Last December I wrote about the Cloud Tier feature coming in Veeam Backup & Replication (B&R) v9.5 Update 4, specifically the ‘Move Mode’ within Capacity Tier. It’s been one of my most popular writes ups and it still receives quite a lot of traffic even today, so now with the upcoming v10 release bringing more capability to Cloud Tier I thought it would be worth a followup. To clear up any confusion, Cloud Tier is the marketing name while Capacity Tier is the technical name used in the GUI.
Native integration between Veeam and Object Storage has and continues to be one of the most discussed topics across the Veeam community in my opinion. Before B&R v9.5U4 was released, organisations had to rely on third-party solutions to function as gateways to object storage with Veeam jobs tweaked in such a manner to reduce or eliminate any ‘calls’ to backups written to object storage to minimise egress and access fees. Often these solutions didn’t scale well, inefficient and proved cumbersome to manage.
With B&R v9.5U4 came Cloud Tier, a feature that provided native object storage integration within Veeam for Amazon S3, Azure BLOB Storage, IBM Cloud object storage and S3-compatible service providers or on-premises storage supported.
When implemented, Veeam Cloud Tier enabled organisations to retain backups for long-term in object storage. Backups that had aged past an operational restore window interval defined on the Capacity Tier would be moved from the performance extent within a Scale-Out Backup Repository (SOBR) onto the capacity tier (object storage). This is referred to as the ‘Move Mode’ feature within Cloud Tier.
However, Cloud Tier wasn’t suitable for all organisations, Organisations that wanted to achieve 3-2-1 with Cloud Tier couldn’t because the feature never created another copy, it moved the backup files, not copy them. It also wasn’t suitable for disaster recovery because the latest backups weren’t moved until they were sealed, most organisations that created weekly fulls were faced with their most recent restore points being 7 days old. This meant that organisations were still forced to use cloud gateways to create secondary copies for 3-2-1 / disaster recovery when targeting object storage. Veeam Cloud Tier was certainly a step in the right direction but not quite the full solution that some organisations were hoping for, I discuss these limitations in more depth here.
With B&R v10, Veeam is taking another step, with the addition of a new enhancement to Cloud Tier called ‘Copy Mode’, unlike the previously discussed ‘Move Mode’ which moved backups to object storage, Copy Mode (as the name implies) will copy backups to object storage.
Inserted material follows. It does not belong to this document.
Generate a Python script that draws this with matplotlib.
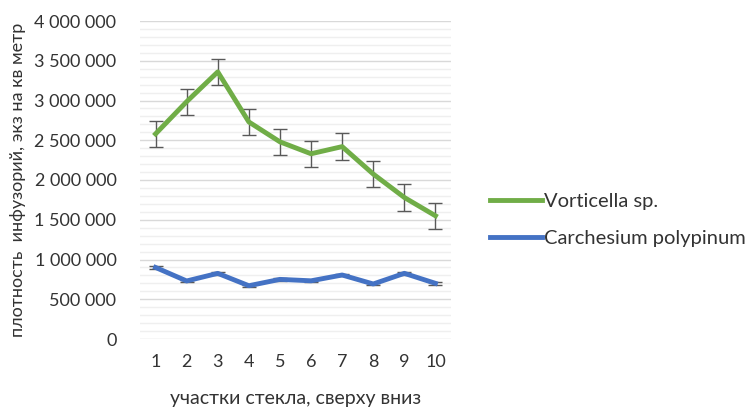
import numpy as np
import matplotlib.pyplot as plt
from matplotlib.ticker import MultipleLocator, FuncFormatter
from matplotlib.lines import Line2D

plt.rcParams['font.family'] = ['Lato', 'DejaVu Sans']

uchastki = [1, 2, 3, 4, 5, 6, 7, 8, 9, 10]
vorticella = [2580000, 2985000, 3360000, 2730000, 2480000, 2330000, 2420000, 2075000, 1780000, 1550000]
vorticella_err = [165000, 165000, 165000, 165000, 165000, 165000, 165000, 165000, 170000, 165000]
carchesium = [900000, 730000, 826000, 670000, 750000, 732000, 805000, 692000, 826000, 700000]
carchesium_err = [20000, 15000, 15000, 15000, 15000, 15000, 15000, 15000, 15000, 15000]

fig = plt.figure(figsize=(7.49, 4.12), dpi=100)
ax = fig.add_axes([140/749, 1-339/412, 311/749, 318/412])

x = np.array(uchastki)
ax.errorbar(x, vorticella, yerr=vorticella_err, color='#70AD47', lw=3.5,
            ecolor='#595959', elinewidth=1, capsize=5, capthick=1,
            label='Vorticella sp.', zorder=3)
ax.errorbar(x, carchesium, yerr=carchesium_err, color='#4472C4', lw=3.5,
            ecolor='#595959', elinewidth=1, capsize=5, capthick=1,
            label='Carchesium polypinum', zorder=3)

ax.set_xlim(0.5, 10.5)
ax.set_ylim(0, 4000000)
ax.set_xticks(x)
ax.yaxis.set_major_locator(MultipleLocator(500000))
ax.yaxis.set_minor_locator(MultipleLocator(100000))
ax.yaxis.set_major_formatter(FuncFormatter(lambda v, p: f"{v:,.0f}".replace(",", " ")))
ax.grid(axis='y', which='major', color='#d9d9d9', lw=1)
ax.grid(axis='y', which='minor', color='#efefef', lw=1)
ax.set_axisbelow(True)
for s in ax.spines.values():
    s.set_visible(False)
ax.tick_params(which='both', length=0, labelsize=13, colors='#333333')
ax.tick_params(axis='x', pad=11)
ax.tick_params(axis='y', pad=17)

ax.set_xlabel('участки стекла, сверху вниз', fontsize=14, color='#333333', labelpad=14)
ax.set_ylabel('плотность  инфузорий, экз на кв метр', fontsize=13, color='#333333', labelpad=6)

labels = ['Vorticella sp.', 'Carchesium polypinum']
hl = [Line2D([], [], color='#70AD47', lw=3.5), Line2D([], [], color='#4472C4', lw=3.5)]
fig.legend(hl, labels, loc='center left', bbox_to_anchor=(482/749, 1-220/412),
           frameon=False, fontsize=14.5, handlelength=2.6, handletextpad=0.1,
           labelspacing=1.0, labelcolor='#333333', borderaxespad=0)

fig.savefig('out.png', dpi=100)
What’s great about this feature is that it can be enabled in addition to Move Mode, meaning organisations can still get the benefits from offloading aged backups to object storage while immediately copying recent backup files for disaster recovery / 3-2-1 purposes.
“Copy Mode is an additional policy you can set against the Capacity Tier extent of the Scale-Out Backup Repository (SOBR), which is backed by an Object Storage repository. Once selected, any backup files that are created as part of any standard backup or backup copy job will be copied to the Capacity Tier. This fully satisfies the 3-2-1 rule of backup, which asks for one full copy of your data off-site.” https://www.veeam.com/blog/v10-sneak-peek-cloud-tier-copy-mode.html
To be clear, this isn’t Veeam supporting backups directly to object storage, Capacity Tier still requires a Performance Tier be configured for backups to land on first. As always, Veeam supports a large variety of storage systems to act as the performance tier, the more creative organisations can even leverage cloud VMs as backup repositories to eliminate all on-premises backup storage.
In summary, for organisations looking to achieve 3-2-1 with object storage natively within Veeam, v10 is bringing some big improvements. The ‘Copy Mode’ enhancement should be enough for most organisations to finally ditch their cloud gateways and fully utilise the benefits of Cloud Tier.